And I wrote my happy songs
Every child may joy to hear
— William Blake
In the previous chapter we had an environment prepared to launch our lovely job. The only thing left before we might let the ship sail freely would be to split the whole job into logical pieces. Why?
Well, the things might go wrong. One might want to tune something on the last step. The cloud computing saves our laptop uptime but it costs money. In most cases while playing with our model parameters we do not need to start from the scratch redoing the whole bunch of preparation steps, like cleaning up text, splitting the input into train and test datasets and like.
I would suggest to have following steps separated for text processing (for images or anything else that might differ, but the whole approach would still work.)
- drop all the unnecessary data and leave only that we are to process
- clean the input with sorta regular expressions
- split the input into train and test datasets
- train the model on train dataset
- check the model on test dataset
My advise would be to split the script into several classes, each playing it’s own role. The files would also contain the
__main__ section allowing to execute them as standalone scripts, accepting parameters that are relevant to that particular step.
The first step should be done locally to decrease the size of the file we are going to upload. That saves us the time while uploading and the size taken by the input data in our basket.
For that one should simply load the CSV, get rid of all the unnecessary columns and save it back. That is it. The result should be copied to the bucket and all steps will be done in the cloud.
In most articles, books, talks on the subject people recommend to get rid of all the punctuation and to expand syntactic sugar (“I’d’ve been” ⇒ “I could have been”) to help the trainer to recognize same words. Most if not all propose the obsolete regular expression to do that.

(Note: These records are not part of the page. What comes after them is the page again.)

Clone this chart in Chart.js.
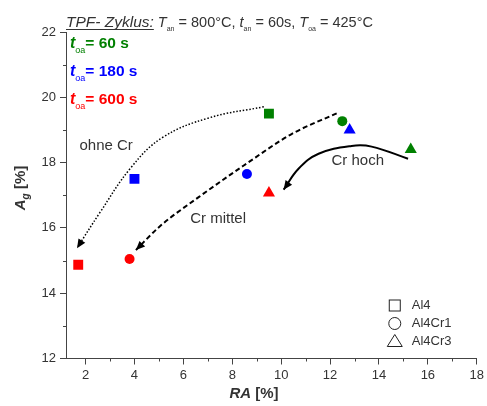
<!DOCTYPE html>
<html>
<head>
<meta charset="utf-8">
<script src="https://cdn.jsdelivr.net/npm/chart.js@4.4.1/dist/chart.umd.min.js"></script>
<style>
  html, body { margin: 0; padding: 0; background: #fff; }
  #chart { display: block; }
</style>
</head>
<body>
<canvas id="chart" width="487" height="406"></canvas>
<script>
// hold times (t_oa) – one colour per time, same order in every alloy array
const holdTimes = ['60 s', '180 s', '600 s'];
const alloys = ['Al4', 'Al4Cr1', 'Al4Cr3'];

const al4RA = [9.5, 4.0, 1.7];
const al4Ag = [19.5, 17.5, 14.87];
const al4Cr1RA = [12.5, 8.6, 3.8];
const al4Cr1Ag = [19.27, 17.65, 15.05];
const al4Cr3RA = [15.3, 12.8, 9.5];
const al4Cr3Ag = [18.4, 19.0, 17.07];

// trend arrows
const ohneCrRA = [9.29, 7.05, 5.15, 3.86, 2.57, 1.65];
const ohneCrAg = [19.71, 19.37, 18.77, 17.85, 16.45, 15.38];
const crMittelRA = [12.27, 10.44, 8.47, 6.64, 5.01, 4.06];
const crMittelAg = [19.51, 18.88, 17.91, 16.95, 16.03, 15.32];
const crHochRA = [15.19, 13.7, 12.88, 11.53, 10.71, 10.1];
const crHochAg = [18.12, 18.49, 18.51, 18.27, 17.81, 17.17];

const xTicks = [2, 3, 4, 5, 6, 7, 8, 9, 10, 11, 12, 13, 14, 15, 16, 17, 18];
const yTicks = [12, 13, 14, 15, 16, 17, 18, 19, 20, 21, 22];

const timeColors = ['#008000', '#0000ff', '#ff0000'];
const FONT = "'Liberation Sans', Arial, sans-serif";
const TEXT = '#333333';
const AXIS = '#444444';

function toPoints(xs, ys) {
  return xs.map((x, i) => ({ x, y: ys[i] }));
}

function markerSet(label, xs, ys, style, radius) {
  return {
    label,
    data: toPoints(xs, ys),
    pointStyle: style,
    pointRadius: radius,
    pointBackgroundColor: timeColors,
    pointBorderWidth: 0,
    showLine: false,
  };
}

function arrowSet(label, xs, ys, dash, width, mode) {
  return {
    label,
    data: toPoints(xs, ys),
    showLine: true,
    borderColor: '#000',
    borderWidth: width,
    borderDash: dash,
    tension: 0.4,
    cubicInterpolationMode: mode,
    pointRadius: 0,
    arrow: true,
  };
}

function measureParts(ctx, parts) {
  let w = 0;
  parts.forEach(function (p) {
    ctx.font = p.font + ' ' + FONT;
    w += ctx.measureText(p.text).width;
  });
  return w;
}

function drawParts(ctx, x, y, parts, color) {
  let cx = x;
  parts.forEach(function (p) {
    ctx.font = p.font + ' ' + FONT;
    ctx.fillStyle = p.color || color || TEXT;
    const w = ctx.measureText(p.text).width;
    ctx.fillText(p.text, cx, y + (p.dy || 0));
    if (p.underline) {
      ctx.fillRect(cx, y + 2, w, 1);
    }
    cx += w;
  });
}

const decorPlugin = {
  id: 'decor',
  afterDatasetsDraw(chart) {
    const ctx = chart.ctx;
    const xs = chart.scales.x;
    const ys = chart.scales.y;
    const area = chart.chartArea;

    ctx.save();

    // arrow heads at the end of each trend line
    chart.data.datasets.forEach(function (ds, i) {
      if (!ds.arrow) {
        return;
      }
      const pts = chart.getDatasetMeta(i).data;
      const end = pts[pts.length - 1];
      const prev = pts[pts.length - 2];
      const fx = end.cp1x !== undefined ? end.cp1x : prev.x;
      const fy = end.cp1y !== undefined ? end.cp1y : prev.y;
      const ang = Math.atan2(end.y - fy, end.x - fx);
      const len = 9;
      const half = 4;
      ctx.fillStyle = '#000';
      ctx.beginPath();
      ctx.moveTo(end.x, end.y);
      ctx.lineTo(end.x - len * Math.cos(ang) + half * Math.sin(ang), end.y - len * Math.sin(ang) - half * Math.cos(ang));
      ctx.lineTo(end.x - len * Math.cos(ang) - half * Math.sin(ang), end.y - len * Math.sin(ang) + half * Math.cos(ang));
      ctx.closePath();
      ctx.fill();
    });

    // minor tick marks
    ctx.strokeStyle = AXIS;
    ctx.lineWidth = 1;
    ctx.beginPath();
    xTicks.forEach(function (v) {
      if (v % 2 !== 0) {
        const px = Math.round(xs.getPixelForValue(v)) + 0.5;
        ctx.moveTo(px, area.bottom);
        ctx.lineTo(px, area.bottom + 3);
      }
    });
    yTicks.forEach(function (v) {
      if (v % 2 !== 0) {
        const py = Math.round(ys.getPixelForValue(v)) + 0.5;
        ctx.moveTo(area.left, py);
        ctx.lineTo(area.left - 3, py);
      }
    });
    ctx.stroke();

    // trend labels
    ctx.textBaseline = 'middle';
    ctx.textAlign = 'left';
    ctx.fillStyle = TEXT;
    ctx.font = '15px ' + FONT;
    ctx.fillText('ohne Cr', xs.getPixelForValue(1.75), ys.getPixelForValue(18.52));
    ctx.fillText('Cr mittel', xs.getPixelForValue(6.28), ys.getPixelForValue(16.27));
    ctx.fillText('Cr hoch', xs.getPixelForValue(12.06), ys.getPixelForValue(18.04));

    // heading
    ctx.textBaseline = 'alphabetic';
    drawParts(ctx, area.left, 27, [
      { text: 'TPF- Zyklus:', font: 'italic 15.5px', underline: true },
      { text: ' T', font: 'italic 14.5px' },
      { text: 'an', font: '7px', dy: 4 },
      { text: ' = 800°C, ', font: '14.5px' },
      { text: 't', font: 'italic 14.5px' },
      { text: 'an', font: '7px', dy: 4 },
      { text: ' = 60s, ', font: '14.5px' },
      { text: 'T', font: 'italic 14.5px' },
      { text: 'oa', font: '7px', dy: 4 },
      { text: ' = 425°C', font: '14.5px' },
    ]);

    // hold time key
    holdTimes.forEach(function (t, i) {
      drawParts(ctx, area.left + 4, 48 + i * 28, [
        { text: 't', font: 'italic bold 16px' },
        { text: 'oa', font: '9px', dy: 5 },
        { text: '= ' + t, font: 'bold 15.5px' },
      ], timeColors[i]);
    });

    // alloy key (hollow symbols)
    const kx = area.right - 82;
    const ky = area.bottom - 53;
    ctx.strokeStyle = '#222';
    ctx.lineWidth = 1;
    ctx.strokeRect(kx - 5.5, ky - 5.5, 11, 11);
    ctx.beginPath();
    ctx.arc(kx, ky + 18, 6, 0, Math.PI * 2);
    ctx.stroke();
    ctx.beginPath();
    ctx.moveTo(kx, ky + 29);
    ctx.lineTo(kx + 7.5, ky + 41);
    ctx.lineTo(kx - 7.5, ky + 41);
    ctx.closePath();
    ctx.stroke();
    ctx.font = '13px ' + FONT;
    ctx.fillStyle = TEXT;
    ctx.textBaseline = 'middle';
    alloys.forEach(function (a, i) {
      ctx.fillText(a, kx + 17, ky + i * 18);
    });

    // axis titles
    ctx.textBaseline = 'alphabetic';
    const xParts = [
      { text: 'RA', font: 'italic bold 15px' },
      { text: ' [%]', font: 'bold 15px' },
    ];
    drawParts(ctx, area.left + 188 - measureParts(ctx, xParts) / 2, 398, xParts);

    const yParts = [
      { text: 'A', font: 'italic bold 15px' },
      { text: 'g', font: 'italic bold 10px', dy: 4 },
      { text: ' [%]', font: 'bold 15px' },
    ];
    ctx.translate(25, 188);
    ctx.rotate(-Math.PI / 2);
    drawParts(ctx, -measureParts(ctx, yParts) / 2, 0, yParts);

    ctx.restore();
  },
};

function tickColor(c) {
  return c.tick && c.tick.value % 2 === 0 ? AXIS : 'rgba(0,0,0,0)';
}

new Chart(document.getElementById('chart'), {
  type: 'scatter',
  data: {
    datasets: [
      markerSet('Al4', al4RA, al4Ag, 'rect', 7),
      markerSet('Al4Cr1', al4Cr1RA, al4Cr1Ag, 'circle', 5),
      markerSet('Al4Cr3', al4Cr3RA, al4Cr3Ag, 'triangle', 7),
      arrowSet('ohne Cr', ohneCrRA, ohneCrAg, [1.5, 1.8], 1.5, 'default'),
      arrowSet('Cr mittel', crMittelRA, crMittelAg, [5, 3], 2, 'monotone'),
      arrowSet('Cr hoch', crHochRA, crHochAg, [], 2, 'default'),
    ],
  },
  options: {
    responsive: false,
    devicePixelRatio: 1,
    animation: false,
    layout: {
      padding: { top: 32, right: 8, left: 0, bottom: 0 },
    },
    plugins: {
      legend: { display: false },
      tooltip: { enabled: false },
    },
    scales: {
      x: {
        type: 'linear',
        min: 1.2,
        max: 18,
        afterBuildTicks(scale) {
          scale.ticks = xTicks.map((v) => ({ value: v }));
        },
        afterFit(scale) {
          scale.height = 47.5;
        },
        ticks: {
          autoSkip: false,
          maxRotation: 0,
          padding: 3,
          color: TEXT,
          font: { family: FONT, size: 13 },
          callback: (v) => (v % 2 === 0 ? v : ''),
        },
        grid: {
          drawOnChartArea: false,
          drawTicks: true,
          tickLength: 6,
          tickColor: tickColor,
        },
        border: { display: true, color: AXIS, width: 1 },
      },
      y: {
        type: 'linear',
        min: 12,
        max: 22,
        afterBuildTicks(scale) {
          scale.ticks = yTicks.map((v) => ({ value: v }));
        },
        afterFit(scale) {
          scale.width = 66;
        },
        ticks: {
          autoSkip: false,
          padding: 4,
          color: TEXT,
          font: { family: FONT, size: 13 },
          callback: (v) => (v % 2 === 0 ? v : ''),
        },
        grid: {
          drawOnChartArea: false,
          drawTicks: true,
          tickLength: 6,
          tickColor: tickColor,
        },
        border: { display: true, color: AXIS, width: 1 },
      },
    },
  },
  plugins: [decorPlugin],
});
</script>
</body>
</html>
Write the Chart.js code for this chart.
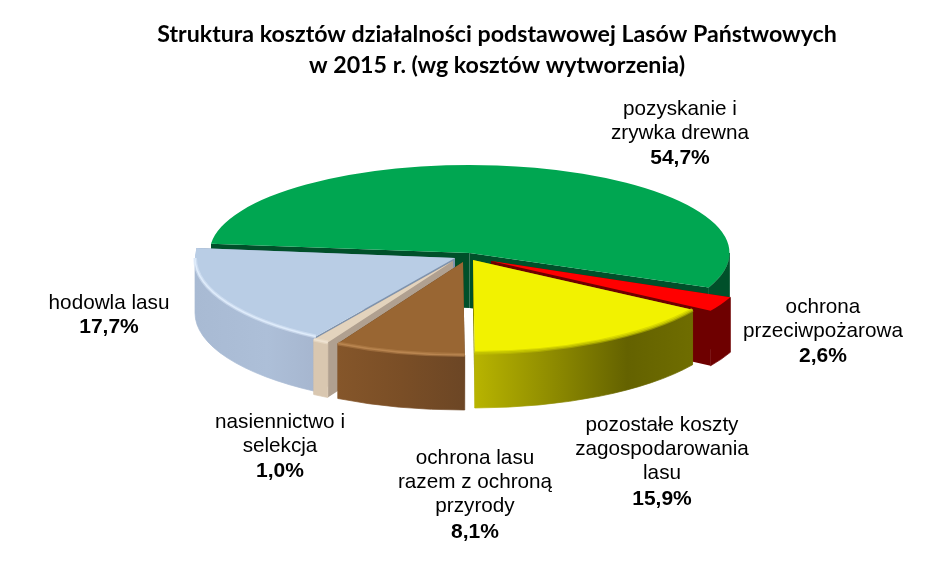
<!DOCTYPE html>
<html>
<head>
<meta charset="utf-8">
<title>Struktura kosztów</title>
<style>
html, body { margin: 0; padding: 0; background: #fff; }
canvas { display: block; }
</style>
<script src="https://cdn.jsdelivr.net/npm/chart.js@4"></script>
</head>
<body>
<canvas id="costChart" width="952" height="574"></canvas>
<script>
// data
var titleLines = ['Struktura kosztów działalności podstawowej Lasów Państwowych', 'w 2015 r. (wg kosztów wytworzenia)'];
var categories = [
    ['pozyskanie i', 'zrywka drewna'],
    ['ochrona', 'przeciwpożarowa'],
    ['pozostałe koszty', 'zagospodarowania', 'lasu'],
    ['ochrona lasu', 'razem z ochroną', 'przyrody'],
    ['nasiennictwo i', 'selekcja'],
    ['hodowla lasu']
];
var shares = [54.7, 2.6, 15.9, 8.1, 1.0, 17.7];

// look of the slices, same order as the data
var topColors = ['#00a651', '#ff0000', '#f2f200', '#996633', '#e3d3bd', '#b9cde5'];
var cutColors = ['#00502a', '#6e0000', '#8a8a00', '#5f3d1c', '#b0a090', '#7f93ad'];
var rimColors = [null, null, '#c4c400', '#b98550', '#efe3d2', '#dfecfb'];
var sideStops = [
    [[0, '#00502a'], [1, '#00502a']],
    [[0, '#6e0000'], [1, '#6e0000']],
    [[0, '#b8b400'], [0.35, '#8f8c00'], [0.7, '#646200'], [1, '#6f6d00']],
    [[0, '#85562a'], [0.5, '#7a4e26'], [1, '#6c4625']],
    [[0, '#d9c7b0'], [1, '#d9c7b0']],
    [[0, '#a8bad3'], [0.6, '#adbfd8'], [1, '#a6b6cf']]
];
// where each exploded slice sits on the page
var centers = [[469.5, 253], [491, 261], [473, 260], [463, 262], [453, 261], [455, 258]];
var flatness = [88 / 260, 93 / 260, 93 / 260, 93 / 260, 93 / 260, 93 / 260];
var drawOrder = [0, 1, 5, 4, 2, 3];
var depth = 55;

var labelSpots = [[680, 109], [823, 307], [662, 425], [475, 458], [280, 422], [109, 303]];

function sideFace(ctx, i, arc) {
    var c = centers[i], r = arc.outerRadius, ry = r * flatness[i];
    var a0 = arc.startAngle, a1 = arc.endAngle;

    // the two straight cut faces
    [a0, a1].forEach(function(a) {
        var px = c[0] + Math.cos(a) * r, py = c[1] + Math.sin(a) * ry;
        ctx.beginPath();
        ctx.moveTo(c[0], c[1]);
        ctx.lineTo(px, py);
        ctx.lineTo(px, py + depth);
        ctx.lineTo(c[0], c[1] + depth);
        ctx.closePath();
        ctx.fillStyle = cutColors[i];
        ctx.fill();
    });

    // the round outer wall, only the part that faces us
    var from = Math.max(a0, 0), to = Math.min(a1, Math.PI);
    if (to > from) {
        var x0 = c[0] + Math.cos(to) * r, x1 = c[0] + Math.cos(from) * r;
        var g = ctx.createLinearGradient(x0, 0, x1, 0);
        sideStops[i].forEach(function(s) { g.addColorStop(s[0], s[1]); });
        ctx.beginPath();
        ctx.ellipse(c[0], c[1], r, ry, 0, from, to);
        ctx.ellipse(c[0], c[1] + depth, r, ry, 0, to, from, true);
        ctx.closePath();
        ctx.fillStyle = g;
        ctx.strokeStyle = g;
        ctx.lineWidth = 0.7;
        ctx.fill();
        ctx.stroke();
    }
}

function topFace(ctx, i, arc, area) {
    var c = centers[i], r = arc.outerRadius;
    ctx.save();
    ctx.translate(c[0], c[1]);
    ctx.scale(1, flatness[i]);
    ctx.translate(-arc.x, -arc.y);
    arc.draw(ctx, area);
    ctx.restore();

    // soft bevel along the front edge
    if (rimColors[i]) {
        ctx.beginPath();
        ctx.ellipse(c[0], c[1], r, r * flatness[i], 0, Math.max(arc.startAngle, 0), Math.min(arc.endAngle, Math.PI));
        ctx.strokeStyle = rimColors[i];
        ctx.globalAlpha = 0.5;
        ctx.lineWidth = 4;
        ctx.stroke();
        ctx.globalAlpha = 1;
        ctx.lineWidth = 1.5;
        ctx.stroke();
    }
}

var tiltedPie = {
    id: 'tiltedPie',
    beforeDatasetsDraw: function(chart) {
        var ctx = chart.ctx;
        var arcs = chart.getDatasetMeta(0).data;
        drawOrder.forEach(function(i) {
            sideFace(ctx, i, arcs[i]);
            topFace(ctx, i, arcs[i], chart.chartArea);
        });
        return false;
    },
    afterDraw: function(chart) {
        var ctx = chart.ctx;
        ctx.save();
        ctx.textAlign = 'center';
        ctx.textBaseline = 'middle';
        ctx.fillStyle = '#000';
        categories.forEach(function(lines, i) {
            var spot = labelSpots[i];
            ctx.font = '20.7px "Liberation Sans"';
            lines.forEach(function(line, n) {
                ctx.fillText(line, spot[0], spot[1] + n * 24.3);
            });
            ctx.font = 'bold 21px "Liberation Sans"';
            ctx.fillText(shares[i].toFixed(1).replace('.', ',') + '%', spot[0], spot[1] + lines.length * 24.7);
        });
        ctx.restore();
    }
};

new Chart(document.getElementById('costChart').getContext('2d'), {
    type: 'pie',
    data: {
        labels: categories.map(function(c) { return c.join(' '); }),
        datasets: [{
            data: shares,
            backgroundColor: topColors,
            borderWidth: 0,
            hoverOffset: 0
        }]
    },
    options: {
        responsive: false,
        animation: false,
        events: [],
        rotation: -83.9,
        radius: 260,
        layout: { padding: { left: 42 } },
        plugins: {
            legend: { display: false },
            tooltip: { enabled: false },
            title: {
                display: true,
                fullSize: false,
                text: titleLines,
                color: '#000',
                font: { family: 'Lato', weight: 'bold', size: 23.2, lineHeight: 1.33 },
                padding: { top: 19, bottom: 0 }
            }
        }
    },
    plugins: [tiltedPie]
});
</script>
</body>
</html>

Texts in the Internets differ from those produced by typewriting machines. They are all use unicode now. Nowadays the apostrophe might be both “'” typed by the lazy post author and “’” if the creator of the text has a sense typographical beauty. The same is for quotes ' " ’ ”, dashes - -- – –, numbers 1 2 ¹ ² ½ and even ʟᴇᴛᴛᴇʀs 𝒾𝓃 𝓉𝒽𝑒 𝖆𝖗𝖙𝖎𝖈𝖑𝖊. And legacy regular expressions would not recognize all that zoo.
Luckily enough, modern regular expressions have matchers that might match exactly what we need to semantically. Tose are called Character Classes and might be used to match e. g. all the punctuation, or all the letters and digits.
For the text processing I would suggest to preserve only alphanumerics (letters and digits) and the punctuation. The latter should be unified (all the double quotes should be converted to typewriter double quotes, the same with single quotes and dashes.)
After this is done, the list of shortened forms might be used to expand all “I’m”_s to _“I am”_s etc. That is basically it. _Dump the result of this step to the bucket. Until the input data has changed, this step might be avoided in subsequent executions of model training process. I personally use pickles for that, but the format does not absolutely matter.
The common approach would be to split the dataset into to parts, one to train the model and another one to test it. Split and save the result to the basket. This process usually takes a few parameters, like padding and max-words which are rarely changed. Chances are you would not tweak them very often.
Save the result.
Train the model. Make sure you log everything to the logger, not to standard output to preserve logs of the process. I usually use
logging.info for debugging message and
logging.warn for iportant ones I want to be reported. Google ML Log Viewer allows to filter out log messages by severity and later one might have a glance at important stuff only.
Save the model.
I do check in the cloud as well. Later on one might download the model to local and use the testset saved in the step 3 to test it, but I am fine with examining logs in the cloud.
If you are like me and had the steps put into classes, the resulting
__main__ of the package that will be run in the cloud would look like:
if __name__ == "__main__": # parse all the arguments if arguments.pop('janitize'): Janitor(**arguments).cleanup(remote_dir) if arguments.pop('split'): Splitter(keep_n=arguments.pop('keep_n')).split(remote_dir) if arguments.pop('train'): model = Modeller(**arguments).train_model(remote_dir) if arguments.pop('check'): Modeller(**arguments).check_model(remote_dir, model=model)
And that is all I wanted to share for now. Happy clouding!